Thursday, December 1, 2016

Chevy beat Tesla to the punch, you can now buy a Chevy Bolt, and for 30% less than Telsa Model S

Chevy intends to keep its promise of cars on the road before the end of 2016, and starts with selling the Bolt in California1st, the largest sales market in the country.

The Bolt has a 238-mile range, which gives it an edge over mass-market electrics that have been around for a while; the Leaf can go 107 miles on a single charge, the Fiat 500e just 85. GM will also have a jump on Tesla Motors Inc.’s first and hotly anticipated mass-market offering, the Model 3, due late next year.

But will it cost them? Chevy may be losing money on each car delivered. Not the first car model to do that.

Why do it though? So soon after a bankruptcy? Just to do business in some states that have legislated zero emissions cars (1st I've heard of this) from the big car makers in order to sell ANY cars in those states:
California crafted the doctrine, with tough clean-air rules and a mandate that automakers sell some non-polluting vehicles if they want to do business in the Golden State. Nine others have adopted it, New York and New Jersey among them, and all told they make up close to 30 percent of the U.S. market. 

That goes a long way to explaining why zero-emissions models from more than 10 brands are on the roads, with more on the way. 

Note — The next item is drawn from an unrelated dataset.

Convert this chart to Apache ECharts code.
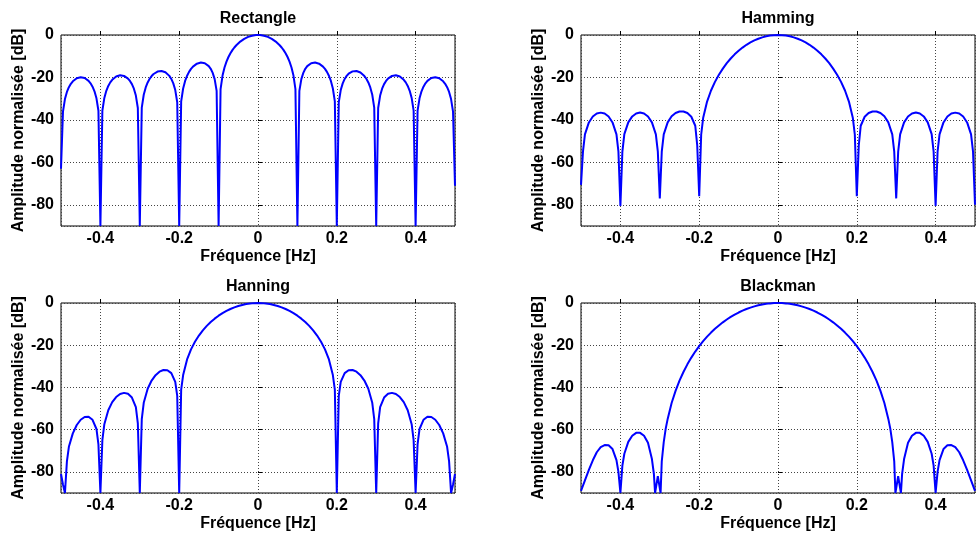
<!DOCTYPE html>
<html>
<head>
<meta charset="utf-8">
<script src="https://cdn.jsdelivr.net/npm/echarts@6/dist/echarts.min.js"></script>
<style>html,body{margin:0;padding:0;background:#fff}#c{width:978px;height:535px}</style>
</head>
<body>
<div id="c"></div>
<script>
const titles = ['Rectangle', 'Hamming', 'Hanning', 'Blackman'];
const xName = 'Fréquence [Hz]';
const yName = 'Amplitude normalisée [dB]';

const rectangle = [
[-0.5,-63],[-0.495,-36.1],[-0.49,-30.2],[-0.485,-26.85],[-0.48,-24.6],[-0.475,-22.98],[-0.47,-21.8],[-0.465,-20.95],[-0.46,-20.37],[-0.455,-20.02],
[-0.45,-19.89],[-0.445,-19.98],[-0.44,-20.28],[-0.435,-20.82],[-0.43,-21.63],[-0.425,-22.77],[-0.42,-24.34],[-0.415,-26.55],[-0.41,-29.85],[-0.405,-35.7],
[-0.4,-90],[-0.395,-35.6],[-0.39,-29.67],[-0.385,-26.28],[-0.38,-23.98],[-0.375,-22.32],[-0.37,-21.1],[-0.365,-20.2],[-0.36,-19.57],[-0.355,-19.17],
[-0.35,-19.0],[-0.345,-19.03],[-0.34,-19.29],[-0.335,-19.78],[-0.33,-20.54],[-0.325,-21.63],[-0.32,-23.14],[-0.315,-25.3],[-0.31,-28.55],[-0.305,-34.4],
[-0.3,-90],[-0.295,-34.2],[-0.29,-28.15],[-0.285,-24.71],[-0.28,-22.35],[-0.275,-20.63],[-0.27,-19.34],[-0.265,-18.38],[-0.26,-17.69],[-0.255,-17.23],
[-0.25,-16.99],[-0.245,-16.96],[-0.24,-17.14],[-0.235,-17.56],[-0.23,-18.25],[-0.225,-19.26],[-0.22,-20.7],[-0.215,-22.78],[-0.21,-25.95],[-0.205,-31.7],
[-0.2,-90],[-0.195,-31.3],[-0.19,-25.2],[-0.185,-21.65],[-0.18,-19.2],[-0.175,-17.37],[-0.17,-15.98],[-0.165,-14.9],[-0.16,-14.09],[-0.155,-13.51],
[-0.15,-13.14],[-0.145,-12.98],[-0.14,-13.02],[-0.135,-13.29],[-0.13,-13.82],[-0.125,-14.67],[-0.12,-15.93],[-0.115,-17.83],[-0.11,-20.8],[-0.105,-26.3],
[-0.1,-90],[-0.095,-25.5],[-0.09,-19.11],[-0.085,-15.29],[-0.08,-12.53],[-0.075,-10.37],[-0.07,-8.62],[-0.065,-7.14],[-0.06,-5.89],[-0.055,-4.82],
[-0.05,-3.89],[-0.045,-3.09],[-0.04,-2.4],[-0.035,-1.81],[-0.03,-1.31],[-0.025,-0.9],[-0.02,-0.57],[-0.015,-0.32],[-0.01,-0.14],[-0.005,-0.04],
[0,0],
[0.005,-0.04],[0.01,-0.14],[0.015,-0.32],[0.02,-0.57],[0.025,-0.9],[0.03,-1.31],[0.035,-1.81],[0.04,-2.4],[0.045,-3.09],[0.05,-3.89],
[0.055,-4.82],[0.06,-5.89],[0.065,-7.14],[0.07,-8.62],[0.075,-10.37],[0.08,-12.53],[0.085,-15.29],[0.09,-19.11],[0.095,-25.5],[0.1,-90],
[0.105,-26.3],[0.11,-20.8],[0.115,-17.83],[0.12,-15.93],[0.125,-14.67],[0.13,-13.82],[0.135,-13.29],[0.14,-13.02],[0.145,-12.98],[0.15,-13.14],
[0.155,-13.51],[0.16,-14.09],[0.165,-14.9],[0.17,-15.98],[0.175,-17.37],[0.18,-19.2],[0.185,-21.65],[0.19,-25.2],[0.195,-31.3],[0.2,-90],
[0.205,-31.7],[0.21,-25.95],[0.215,-22.78],[0.22,-20.7],[0.225,-19.26],[0.23,-18.25],[0.235,-17.56],[0.24,-17.14],[0.245,-16.96],[0.25,-16.99],
[0.255,-17.23],[0.26,-17.69],[0.265,-18.38],[0.27,-19.34],[0.275,-20.63],[0.28,-22.35],[0.285,-24.71],[0.29,-28.15],[0.295,-34.2],[0.3,-90],
[0.305,-34.4],[0.31,-28.55],[0.315,-25.3],[0.32,-23.14],[0.325,-21.63],[0.33,-20.54],[0.335,-19.78],[0.34,-19.29],[0.345,-19.03],[0.35,-19.0],
[0.355,-19.17],[0.36,-19.57],[0.365,-20.2],[0.37,-21.1],[0.375,-22.32],[0.38,-23.98],[0.385,-26.28],[0.39,-29.67],[0.395,-35.6],[0.4,-90],
[0.405,-35.7],[0.41,-29.85],[0.415,-26.55],[0.42,-24.34],[0.425,-22.77],[0.43,-21.63],[0.435,-20.82],[0.44,-20.28],[0.445,-19.98],[0.45,-19.89],
[0.455,-20.02],[0.46,-20.37],[0.465,-20.95],[0.47,-21.8],[0.475,-22.98],[0.48,-24.6],[0.485,-26.85],[0.49,-30.2],[0.495,-36.1],[0.5,-71]
];

const hamming = [
[-0.5,-70.6],[-0.495,-55],[-0.49,-46.8],[-0.48,-41.2],[-0.47,-38.42],[-0.46,-37.0],[-0.45,-36.58],[-0.44,-37.0],[-0.43,-38.41],[-0.42,-41.2],
[-0.41,-46.8],[-0.405,-55],[-0.4,-80.5],[-0.395,-55],[-0.39,-46.7],[-0.38,-41.15],[-0.37,-38.37],[-0.36,-36.96],[-0.35,-36.54],[-0.34,-36.98],
[-0.33,-38.39],[-0.32,-41.18],[-0.31,-46.8],[-0.305,-55],[-0.3,-77],[-0.295,-55],[-0.29,-46.8],[-0.28,-41.17],[-0.27,-38.32],[-0.26,-36.78],
[-0.25,-36.07],[-0.24,-36.05],[-0.23,-36.76],[-0.22,-38.52],[-0.21,-42.77],[-0.205,-52],[-0.2,-76],[-0.195,-47],[-0.19,-39.16],[-0.18,-31.37],
[-0.17,-26.16],[-0.16,-22.09],[-0.15,-18.7],[-0.14,-15.83],[-0.13,-13.29],[-0.12,-11.07],[-0.11,-9.12],[-0.1,-7.41],[-0.09,-5.92],[-0.08,-4.62],
[-0.07,-3.5],[-0.06,-2.55],[-0.05,-1.76],[-0.04,-1.12],[-0.03,-0.63],[-0.02,-0.28],[-0.01,-0.07],
[0,0],
[0.01,-0.07],[0.02,-0.28],[0.03,-0.63],[0.04,-1.12],[0.05,-1.76],[0.06,-2.55],[0.07,-3.5],[0.08,-4.62],[0.09,-5.92],[0.1,-7.41],
[0.11,-9.12],[0.12,-11.07],[0.13,-13.29],[0.14,-15.83],[0.15,-18.7],[0.16,-22.09],[0.17,-26.16],[0.18,-31.37],[0.19,-39.16],[0.195,-47],
[0.2,-76],[0.205,-52],[0.21,-42.77],[0.22,-38.52],[0.23,-36.76],[0.24,-36.05],[0.25,-36.07],[0.26,-36.78],[0.27,-38.32],[0.28,-41.17],
[0.29,-46.8],[0.295,-55],[0.3,-77],[0.305,-55],[0.31,-46.8],[0.32,-41.18],[0.33,-38.39],[0.34,-36.98],[0.35,-36.54],[0.36,-36.96],
[0.37,-38.37],[0.38,-41.15],[0.39,-46.7],[0.395,-55],[0.4,-80.5],[0.405,-55],[0.41,-46.8],[0.42,-41.2],[0.43,-38.41],[0.44,-37.0],
[0.45,-36.58],[0.46,-37.0],[0.47,-38.42],[0.48,-41.2],[0.49,-46.8],[0.495,-55],[0.5,-80]
];

const hanning = [
[-0.5,-81],[-0.495,-86],[-0.49,-90],[-0.485,-75],[-0.48,-68.1],[-0.47,-61.77],[-0.46,-57.79],[-0.45,-55.29],[-0.44,-54.01],[-0.43,-53.9],
[-0.42,-55.34],[-0.41,-59.68],[-0.405,-67],[-0.4,-90],[-0.395,-65],[-0.39,-57.42],[-0.38,-50.78],[-0.37,-46.98],[-0.36,-44.56],[-0.35,-43.14],
[-0.34,-42.58],[-0.33,-42.99],[-0.32,-44.77],[-0.31,-49.33],[-0.305,-57],[-0.3,-90],[-0.295,-55],[-0.29,-47.29],[-0.28,-40.62],[-0.27,-36.73],
[-0.26,-34.17],[-0.25,-32.54],[-0.24,-31.73],[-0.23,-31.83],[-0.22,-33.22],[-0.21,-37.34],[-0.205,-44],[-0.2,-90],[-0.195,-41],[-0.19,-34.11],
[-0.18,-26.71],[-0.17,-21.96],[-0.16,-18.35],[-0.15,-15.42],[-0.14,-12.96],[-0.13,-10.85],[-0.12,-9.02],[-0.11,-7.42],[-0.1,-6.02],[-0.09,-4.8],
[-0.08,-3.75],[-0.07,-2.84],[-0.06,-2.06],[-0.05,-1.42],[-0.04,-0.91],[-0.03,-0.51],[-0.02,-0.22],[-0.01,-0.06],
[0,0],
[0.01,-0.06],[0.02,-0.22],[0.03,-0.51],[0.04,-0.91],[0.05,-1.42],[0.06,-2.06],[0.07,-2.84],[0.08,-3.75],[0.09,-4.8],[0.1,-6.02],
[0.11,-7.42],[0.12,-9.02],[0.13,-10.85],[0.14,-12.96],[0.15,-15.42],[0.16,-18.35],[0.17,-21.96],[0.18,-26.71],[0.19,-34.11],[0.195,-41],
[0.2,-90],[0.205,-44],[0.21,-37.34],[0.22,-33.22],[0.23,-31.83],[0.24,-31.73],[0.25,-32.54],[0.26,-34.17],[0.27,-36.73],[0.28,-40.62],
[0.29,-47.29],[0.295,-55],[0.3,-90],[0.305,-57],[0.31,-49.33],[0.32,-44.77],[0.33,-42.99],[0.34,-42.58],[0.35,-43.14],[0.36,-44.56],
[0.37,-46.98],[0.38,-50.78],[0.39,-57.42],[0.395,-65],[0.4,-90],[0.405,-67],[0.41,-59.68],[0.42,-55.34],[0.43,-53.9],[0.44,-54.01],
[0.45,-55.29],[0.46,-57.79],[0.47,-61.77],[0.48,-68.1],[0.485,-75],[0.49,-90],[0.495,-86],[0.5,-81]
];

const blackman = [
[-0.5,-89],[-0.49,-84],[-0.48,-79],[-0.47,-74.5],[-0.46,-70.7],[-0.45,-68.3],[-0.44,-67.3],[-0.43,-67.4],[-0.42,-69.2],[-0.41,-74.4],
[-0.405,-80],[-0.4,-90],[-0.395,-77],[-0.39,-71.4],[-0.38,-65.8],[-0.37,-62.9],[-0.36,-61.5],[-0.35,-61.5],[-0.34,-62.9],[-0.33,-66.2],
[-0.32,-73.9],[-0.315,-81],[-0.312,-90],[-0.305,-82],[-0.298,-90],[-0.295,-75],[-0.29,-65.9],[-0.285,-59.5],[-0.28,-54.9],[-0.27,-47.4],
[-0.26,-41.6],[-0.25,-36.79],[-0.24,-32.67],[-0.23,-29.07],[-0.22,-25.87],[-0.21,-23.01],[-0.2,-20.43],[-0.19,-18.08],[-0.18,-15.95],[-0.17,-14.01],
[-0.16,-12.24],[-0.15,-10.62],[-0.14,-9.15],[-0.13,-7.81],[-0.12,-6.59],[-0.11,-5.49],[-0.1,-4.51],[-0.09,-3.63],[-0.08,-2.85],[-0.07,-2.17],
[-0.06,-1.59],[-0.05,-1.1],[-0.04,-0.7],[-0.03,-0.39],[-0.02,-0.18],[-0.01,-0.04],
[0,0],
[0.01,-0.04],[0.02,-0.18],[0.03,-0.39],[0.04,-0.7],[0.05,-1.1],[0.06,-1.59],[0.07,-2.17],[0.08,-2.85],[0.09,-3.63],[0.1,-4.51],
[0.11,-5.49],[0.12,-6.59],[0.13,-7.81],[0.14,-9.15],[0.15,-10.62],[0.16,-12.24],[0.17,-14.01],[0.18,-15.95],[0.19,-18.08],[0.2,-20.43],
[0.21,-23.01],[0.22,-25.87],[0.23,-29.07],[0.24,-32.67],[0.25,-36.79],[0.26,-41.6],[0.27,-47.4],[0.28,-54.9],[0.285,-59.5],[0.29,-65.9],
[0.295,-75],[0.298,-90],[0.305,-82],[0.312,-90],[0.315,-81],[0.32,-73.9],[0.33,-66.2],[0.34,-62.9],[0.35,-61.5],[0.36,-61.5],
[0.37,-62.9],[0.38,-65.8],[0.39,-71.4],[0.395,-77],[0.4,-90],[0.405,-80],[0.41,-74.4],[0.42,-69.2],[0.43,-67.4],[0.44,-67.3],
[0.45,-68.3],[0.46,-70.7],[0.47,-74.5],[0.48,-79],[0.49,-84],[0.5,-89]
];

const seriesData = [rectangle, hamming, hanning, blackman];

const gridBoxes = [
  {left: 61, top: 35, width: 394, height: 191},
  {left: 581, top: 35, width: 394, height: 191},
  {left: 61, top: 303, width: 394, height: 190},
  {left: 581, top: 303, width: 394, height: 190}
];
const titleY = [19, 19, 287, 287];

const font = '"Liberation Sans", Arial, Helvetica, sans-serif';
const txt = {color: '#000', fontFamily: font, fontWeight: 'bold', fontSize: 16};
const gridLineStyle = {color: '#444', width: 1, type: [1, 2]};

const chart = echarts.init(document.getElementById('c'), null, {renderer: 'canvas'});
const option = {
  animation: false,
  backgroundColor: '#fff',
  grid: gridBoxes.map(g => Object.assign({show: true, borderColor: '#000', borderWidth: 1, backgroundColor: '#fff', containLabel: false}, g)),
  xAxis: gridBoxes.map((g, i) => ({
    type: 'value', gridIndex: i, min: -0.5, max: 0.5,
    name: xName, nameLocation: 'middle', nameGap: 23, nameTextStyle: txt,
    axisLine: {show: false},
    axisTick: {show: true, inside: true, length: 4, lineStyle: {color: '#000'}},
    axisLabel: Object.assign({margin: 5, showMinLabel: false, showMaxLabel: false}, txt),
    splitLine: {show: true, lineStyle: gridLineStyle}
  })),
  yAxis: gridBoxes.map((g, i) => ({
    type: 'value', gridIndex: i, min: -90, max: 0,
    name: yName, nameLocation: 'middle', nameGap: 29, nameTextStyle: txt,
    axisLine: {show: false},
    axisTick: {show: true, inside: true, length: 4, lineStyle: {color: '#000'}},
    axisLabel: Object.assign({margin: 7, showMinLabel: false}, txt),
    splitLine: {show: true, lineStyle: gridLineStyle}
  })),
  graphic: titles.map((t, i) => ({
    type: 'text',
    x: gridBoxes[i].left + gridBoxes[i].width / 2,
    y: titleY[i],
    style: {text: t, fill: '#000', font: 'bold 16px ' + font, textAlign: 'center', textVerticalAlign: 'middle'}
  })),
  series: seriesData.map((d, i) => ({
    type: 'line', xAxisIndex: i, yAxisIndex: i, data: d,
    showSymbol: false, symbol: 'none', clip: true,
    lineStyle: {color: '#0000ff', width: 2}
  }))
};
chart.setOption(option);
</script>
</body>
</html>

Jsut consider how many gas guzzler trucks and sports cars Chevy wants to sell in those same markets, and those gas guzzlers are all the most expensive, and most profitable, vehicles that Chevy makes

Two California cities, Los Angeles and Bakersfield, are the most smog- and particulate-laden in the U.S. Brown has called climate change “the existential threat of our time.” And California is where ZEVs are being dumped. More than half of all electrics were sold there in the first six months of 2016, according to IHS Markit Ltd.

Fiat Chrysler Automobiles NV’s battery-powered Fiat 500e is made for California alone, and Chief Executive Officer Sergio Marchionne said in 2014 that it was losing $14,000 per sale. The company’s pretty much giving it away, at a monthly lease-rate of as little as $69.